** Begin EXERCISE INPUT **

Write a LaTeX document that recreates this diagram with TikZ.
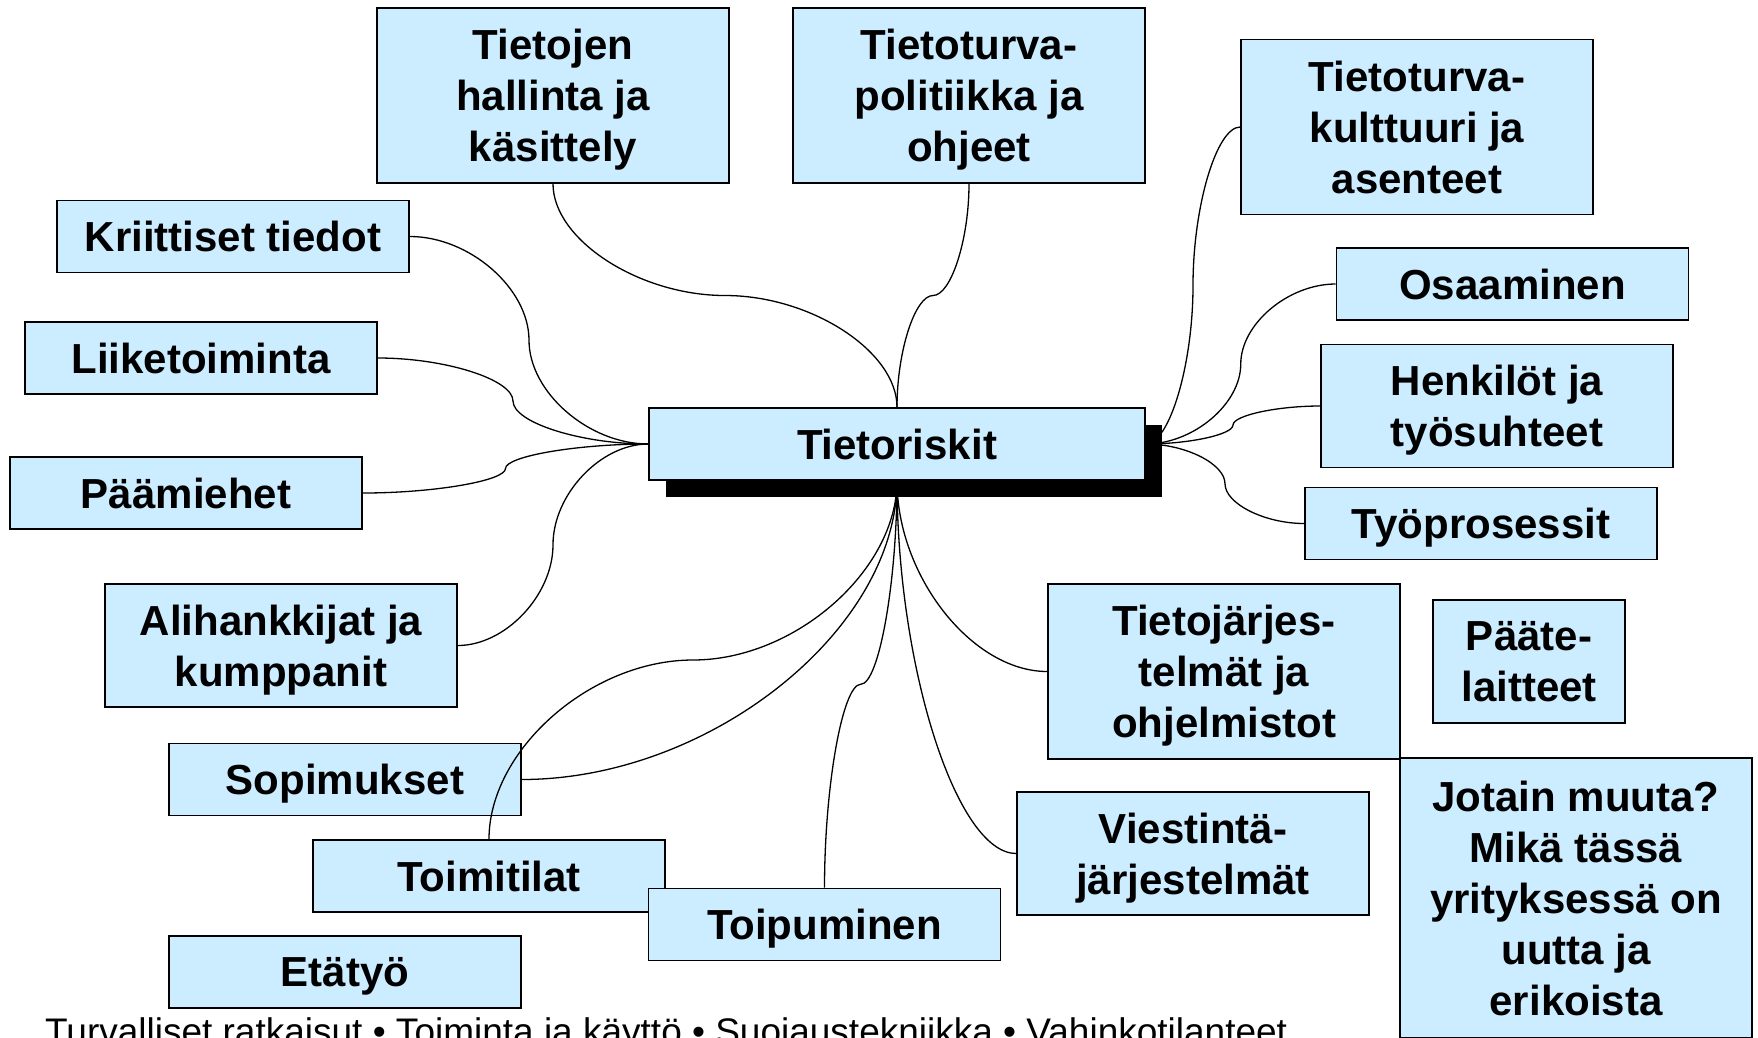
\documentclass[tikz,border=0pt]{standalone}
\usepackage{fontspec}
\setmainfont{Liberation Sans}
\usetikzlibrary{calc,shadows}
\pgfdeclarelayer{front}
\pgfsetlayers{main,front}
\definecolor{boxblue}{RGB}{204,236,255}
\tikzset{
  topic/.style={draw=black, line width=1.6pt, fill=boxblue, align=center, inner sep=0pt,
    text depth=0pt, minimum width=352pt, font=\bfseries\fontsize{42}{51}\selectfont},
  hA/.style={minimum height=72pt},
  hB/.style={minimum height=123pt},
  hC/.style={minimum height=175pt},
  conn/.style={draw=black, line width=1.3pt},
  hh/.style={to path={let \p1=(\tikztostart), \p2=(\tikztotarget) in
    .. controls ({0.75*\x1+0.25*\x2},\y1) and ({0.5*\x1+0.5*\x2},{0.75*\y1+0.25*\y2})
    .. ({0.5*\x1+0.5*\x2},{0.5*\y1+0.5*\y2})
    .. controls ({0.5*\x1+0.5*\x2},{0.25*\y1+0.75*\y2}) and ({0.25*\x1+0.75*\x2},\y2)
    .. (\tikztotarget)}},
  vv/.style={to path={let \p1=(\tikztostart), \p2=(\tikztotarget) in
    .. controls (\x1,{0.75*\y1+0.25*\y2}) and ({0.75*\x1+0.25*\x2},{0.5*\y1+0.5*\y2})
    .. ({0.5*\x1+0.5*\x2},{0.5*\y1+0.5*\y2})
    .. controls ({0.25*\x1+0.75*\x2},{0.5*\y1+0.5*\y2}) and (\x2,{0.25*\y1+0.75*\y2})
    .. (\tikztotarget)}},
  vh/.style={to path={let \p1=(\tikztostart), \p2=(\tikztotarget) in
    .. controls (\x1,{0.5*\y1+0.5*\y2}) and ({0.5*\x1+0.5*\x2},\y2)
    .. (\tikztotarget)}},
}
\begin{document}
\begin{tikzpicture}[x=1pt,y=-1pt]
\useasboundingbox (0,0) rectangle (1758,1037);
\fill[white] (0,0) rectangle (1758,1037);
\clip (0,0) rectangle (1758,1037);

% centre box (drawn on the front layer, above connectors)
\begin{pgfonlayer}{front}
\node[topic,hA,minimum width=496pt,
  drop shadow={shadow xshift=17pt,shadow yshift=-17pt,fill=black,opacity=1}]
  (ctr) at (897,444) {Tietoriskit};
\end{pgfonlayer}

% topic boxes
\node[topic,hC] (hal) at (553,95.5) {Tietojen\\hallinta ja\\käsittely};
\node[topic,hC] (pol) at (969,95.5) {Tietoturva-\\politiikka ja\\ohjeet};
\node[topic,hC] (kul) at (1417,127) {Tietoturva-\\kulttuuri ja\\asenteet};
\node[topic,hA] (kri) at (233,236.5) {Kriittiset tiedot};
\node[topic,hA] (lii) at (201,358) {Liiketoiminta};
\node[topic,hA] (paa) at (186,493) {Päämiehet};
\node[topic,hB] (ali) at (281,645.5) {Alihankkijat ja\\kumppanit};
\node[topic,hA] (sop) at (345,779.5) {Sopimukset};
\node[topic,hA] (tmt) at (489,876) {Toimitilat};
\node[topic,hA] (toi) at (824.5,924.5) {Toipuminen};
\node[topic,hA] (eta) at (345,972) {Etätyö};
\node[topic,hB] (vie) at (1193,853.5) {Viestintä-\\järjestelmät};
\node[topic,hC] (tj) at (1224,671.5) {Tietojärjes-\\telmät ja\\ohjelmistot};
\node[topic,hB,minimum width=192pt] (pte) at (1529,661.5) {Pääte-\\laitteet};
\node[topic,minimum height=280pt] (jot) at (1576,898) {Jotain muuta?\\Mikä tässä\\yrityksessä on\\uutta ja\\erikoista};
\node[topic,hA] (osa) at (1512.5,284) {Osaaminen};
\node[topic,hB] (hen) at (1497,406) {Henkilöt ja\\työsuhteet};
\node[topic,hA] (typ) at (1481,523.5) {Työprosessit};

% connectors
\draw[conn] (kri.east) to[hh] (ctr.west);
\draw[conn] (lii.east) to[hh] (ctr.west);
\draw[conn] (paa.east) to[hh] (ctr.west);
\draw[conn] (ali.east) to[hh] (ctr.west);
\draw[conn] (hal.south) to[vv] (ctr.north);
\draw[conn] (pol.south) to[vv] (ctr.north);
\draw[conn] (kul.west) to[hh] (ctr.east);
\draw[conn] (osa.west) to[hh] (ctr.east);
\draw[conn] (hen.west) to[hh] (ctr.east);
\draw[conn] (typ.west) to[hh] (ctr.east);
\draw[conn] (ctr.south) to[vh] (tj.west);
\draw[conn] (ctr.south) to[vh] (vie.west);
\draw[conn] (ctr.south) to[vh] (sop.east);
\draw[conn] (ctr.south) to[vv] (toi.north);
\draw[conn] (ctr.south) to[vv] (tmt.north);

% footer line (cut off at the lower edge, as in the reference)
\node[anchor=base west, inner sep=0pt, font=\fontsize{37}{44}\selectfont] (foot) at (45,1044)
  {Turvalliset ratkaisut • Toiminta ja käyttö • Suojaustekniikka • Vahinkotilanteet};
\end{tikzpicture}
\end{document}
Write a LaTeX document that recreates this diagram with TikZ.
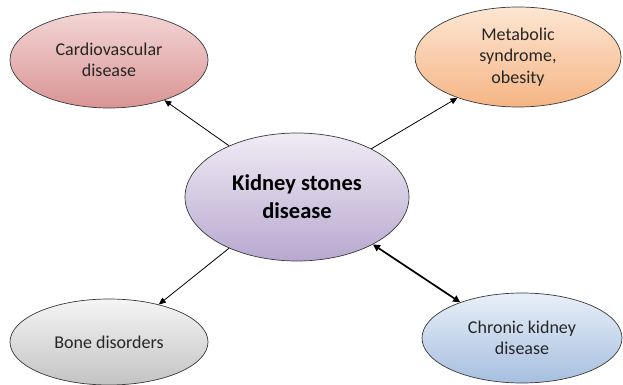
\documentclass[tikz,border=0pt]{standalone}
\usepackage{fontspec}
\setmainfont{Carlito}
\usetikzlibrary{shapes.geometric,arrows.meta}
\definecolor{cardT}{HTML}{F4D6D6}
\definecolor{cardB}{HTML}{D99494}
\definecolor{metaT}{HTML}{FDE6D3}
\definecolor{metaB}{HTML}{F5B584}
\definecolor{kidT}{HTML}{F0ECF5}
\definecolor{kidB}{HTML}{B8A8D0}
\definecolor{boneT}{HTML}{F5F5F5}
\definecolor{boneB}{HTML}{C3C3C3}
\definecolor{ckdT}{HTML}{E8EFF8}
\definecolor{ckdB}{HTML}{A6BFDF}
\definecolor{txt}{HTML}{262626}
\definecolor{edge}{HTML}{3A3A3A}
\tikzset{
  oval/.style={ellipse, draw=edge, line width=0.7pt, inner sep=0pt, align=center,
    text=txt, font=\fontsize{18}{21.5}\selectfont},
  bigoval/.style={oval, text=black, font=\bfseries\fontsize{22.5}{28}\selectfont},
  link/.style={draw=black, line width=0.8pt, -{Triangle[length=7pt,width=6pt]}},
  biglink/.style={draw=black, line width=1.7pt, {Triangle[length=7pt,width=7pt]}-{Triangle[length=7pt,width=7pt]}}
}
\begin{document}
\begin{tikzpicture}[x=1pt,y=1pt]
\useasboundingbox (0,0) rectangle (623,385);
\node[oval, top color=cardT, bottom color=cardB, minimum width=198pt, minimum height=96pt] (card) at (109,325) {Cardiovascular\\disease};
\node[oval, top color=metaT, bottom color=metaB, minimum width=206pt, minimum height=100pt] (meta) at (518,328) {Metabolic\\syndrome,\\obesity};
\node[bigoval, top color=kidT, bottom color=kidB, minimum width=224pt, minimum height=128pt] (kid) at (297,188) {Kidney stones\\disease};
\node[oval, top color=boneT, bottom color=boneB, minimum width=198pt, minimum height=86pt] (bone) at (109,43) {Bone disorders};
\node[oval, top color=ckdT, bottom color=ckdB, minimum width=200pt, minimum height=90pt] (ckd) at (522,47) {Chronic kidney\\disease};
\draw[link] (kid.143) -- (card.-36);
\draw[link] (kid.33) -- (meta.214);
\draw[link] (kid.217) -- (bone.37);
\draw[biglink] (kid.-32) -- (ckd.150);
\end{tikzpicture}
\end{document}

** End EXERCISE INPUT **

WRITTEN TASK: Take the entries shown above and quote them verbatim, passing over the pictures.

FINAL RESULT:
Write a LaTeX document that recreates this diagram with TikZ.
\documentclass[tikz,border=0pt]{standalone}
\usepackage{fontspec}
\setmainfont{Liberation Sans}
\usetikzlibrary{calc,shadows}
\pgfdeclarelayer{front}
\pgfsetlayers{main,front}
\definecolor{boxblue}{RGB}{204,236,255}
\tikzset{
  topic/.style={draw=black, line width=1.6pt, fill=boxblue, align=center, inner sep=0pt,
    text depth=0pt, minimum width=352pt, font=\bfseries\fontsize{42}{51}\selectfont},
  hA/.style={minimum height=72pt},
  hB/.style={minimum height=123pt},
  hC/.style={minimum height=175pt},
  conn/.style={draw=black, line width=1.3pt},
  hh/.style={to path={let \p1=(\tikztostart), \p2=(\tikztotarget) in
    .. controls ({0.75*\x1+0.25*\x2},\y1) and ({0.5*\x1+0.5*\x2},{0.75*\y1+0.25*\y2})
    .. ({0.5*\x1+0.5*\x2},{0.5*\y1+0.5*\y2})
    .. controls ({0.5*\x1+0.5*\x2},{0.25*\y1+0.75*\y2}) and ({0.25*\x1+0.75*\x2},\y2)
    .. (\tikztotarget)}},
  vv/.style={to path={let \p1=(\tikztostart), \p2=(\tikztotarget) in
    .. controls (\x1,{0.75*\y1+0.25*\y2}) and ({0.75*\x1+0.25*\x2},{0.5*\y1+0.5*\y2})
    .. ({0.5*\x1+0.5*\x2},{0.5*\y1+0.5*\y2})
    .. controls ({0.25*\x1+0.75*\x2},{0.5*\y1+0.5*\y2}) and (\x2,{0.25*\y1+0.75*\y2})
    .. (\tikztotarget)}},
  vh/.style={to path={let \p1=(\tikztostart), \p2=(\tikztotarget) in
    .. controls (\x1,{0.5*\y1+0.5*\y2}) and ({0.5*\x1+0.5*\x2},\y2)
    .. (\tikztotarget)}},
}
\begin{document}
\begin{tikzpicture}[x=1pt,y=-1pt]
\useasboundingbox (0,0) rectangle (1758,1037);
\fill[white] (0,0) rectangle (1758,1037);
\clip (0,0) rectangle (1758,1037);

% centre box (drawn on the front layer, above connectors)
\begin{pgfonlayer}{front}
\node[topic,hA,minimum width=496pt,
  drop shadow={shadow xshift=17pt,shadow yshift=-17pt,fill=black,opacity=1}]
  (ctr) at (897,444) {Tietoriskit};
\end{pgfonlayer}

% topic boxes
\node[topic,hC] (hal) at (553,95.5) {Tietojen\\hallinta ja\\käsittely};
\node[topic,hC] (pol) at (969,95.5) {Tietoturva-\\politiikka ja\\ohjeet};
\node[topic,hC] (kul) at (1417,127) {Tietoturva-\\kulttuuri ja\\asenteet};
\node[topic,hA] (kri) at (233,236.5) {Kriittiset tiedot};
\node[topic,hA] (lii) at (201,358) {Liiketoiminta};
\node[topic,hA] (paa) at (186,493) {Päämiehet};
\node[topic,hB] (ali) at (281,645.5) {Alihankkijat ja\\kumppanit};
\node[topic,hA] (sop) at (345,779.5) {Sopimukset};
\node[topic,hA] (tmt) at (489,876) {Toimitilat};
\node[topic,hA] (toi) at (824.5,924.5) {Toipuminen};
\node[topic,hA] (eta) at (345,972) {Etätyö};
\node[topic,hB] (vie) at (1193,853.5) {Viestintä-\\järjestelmät};
\node[topic,hC] (tj) at (1224,671.5) {Tietojärjes-\\telmät ja\\ohjelmistot};
\node[topic,hB,minimum width=192pt] (pte) at (1529,661.5) {Pääte-\\laitteet};
\node[topic,minimum height=280pt] (jot) at (1576,898) {Jotain muuta?\\Mikä tässä\\yrityksessä on\\uutta ja\\erikoista};
\node[topic,hA] (osa) at (1512.5,284) {Osaaminen};
\node[topic,hB] (hen) at (1497,406) {Henkilöt ja\\työsuhteet};
\node[topic,hA] (typ) at (1481,523.5) {Työprosessit};

% connectors
\draw[conn] (kri.east) to[hh] (ctr.west);
\draw[conn] (lii.east) to[hh] (ctr.west);
\draw[conn] (paa.east) to[hh] (ctr.west);
\draw[conn] (ali.east) to[hh] (ctr.west);
\draw[conn] (hal.south) to[vv] (ctr.north);
\draw[conn] (pol.south) to[vv] (ctr.north);
\draw[conn] (kul.west) to[hh] (ctr.east);
\draw[conn] (osa.west) to[hh] (ctr.east);
\draw[conn] (hen.west) to[hh] (ctr.east);
\draw[conn] (typ.west) to[hh] (ctr.east);
\draw[conn] (ctr.south) to[vh] (tj.west);
\draw[conn] (ctr.south) to[vh] (vie.west);
\draw[conn] (ctr.south) to[vh] (sop.east);
\draw[conn] (ctr.south) to[vv] (toi.north);
\draw[conn] (ctr.south) to[vv] (tmt.north);

% footer line (cut off at the lower edge, as in the reference)
\node[anchor=base west, inner sep=0pt, font=\fontsize{37}{44}\selectfont] (foot) at (45,1044)
  {Turvalliset ratkaisut • Toiminta ja käyttö • Suojaustekniikka • Vahinkotilanteet};
\end{tikzpicture}
\end{document}
Write a LaTeX document that recreates this diagram with TikZ.
\documentclass[tikz,border=0pt]{standalone}
\usepackage{fontspec}
\setmainfont{Carlito}
\usetikzlibrary{shapes.geometric,arrows.meta}
\definecolor{cardT}{HTML}{F4D6D6}
\definecolor{cardB}{HTML}{D99494}
\definecolor{metaT}{HTML}{FDE6D3}
\definecolor{metaB}{HTML}{F5B584}
\definecolor{kidT}{HTML}{F0ECF5}
\definecolor{kidB}{HTML}{B8A8D0}
\definecolor{boneT}{HTML}{F5F5F5}
\definecolor{boneB}{HTML}{C3C3C3}
\definecolor{ckdT}{HTML}{E8EFF8}
\definecolor{ckdB}{HTML}{A6BFDF}
\definecolor{txt}{HTML}{262626}
\definecolor{edge}{HTML}{3A3A3A}
\tikzset{
  oval/.style={ellipse, draw=edge, line width=0.7pt, inner sep=0pt, align=center,
    text=txt, font=\fontsize{18}{21.5}\selectfont},
  bigoval/.style={oval, text=black, font=\bfseries\fontsize{22.5}{28}\selectfont},
  link/.style={draw=black, line width=0.8pt, -{Triangle[length=7pt,width=6pt]}},
  biglink/.style={draw=black, line width=1.7pt, {Triangle[length=7pt,width=7pt]}-{Triangle[length=7pt,width=7pt]}}
}
\begin{document}
\begin{tikzpicture}[x=1pt,y=1pt]
\useasboundingbox (0,0) rectangle (623,385);
\node[oval, top color=cardT, bottom color=cardB, minimum width=198pt, minimum height=96pt] (card) at (109,325) {Cardiovascular\\disease};
\node[oval, top color=metaT, bottom color=metaB, minimum width=206pt, minimum height=100pt] (meta) at (518,328) {Metabolic\\syndrome,\\obesity};
\node[bigoval, top color=kidT, bottom color=kidB, minimum width=224pt, minimum height=128pt] (kid) at (297,188) {Kidney stones\\disease};
\node[oval, top color=boneT, bottom color=boneB, minimum width=198pt, minimum height=86pt] (bone) at (109,43) {Bone disorders};
\node[oval, top color=ckdT, bottom color=ckdB, minimum width=200pt, minimum height=90pt] (ckd) at (522,47) {Chronic kidney\\disease};
\draw[link] (kid.143) -- (card.-36);
\draw[link] (kid.33) -- (meta.214);
\draw[link] (kid.217) -- (bone.37);
\draw[biglink] (kid.-32) -- (ckd.150);
\end{tikzpicture}
\end{document}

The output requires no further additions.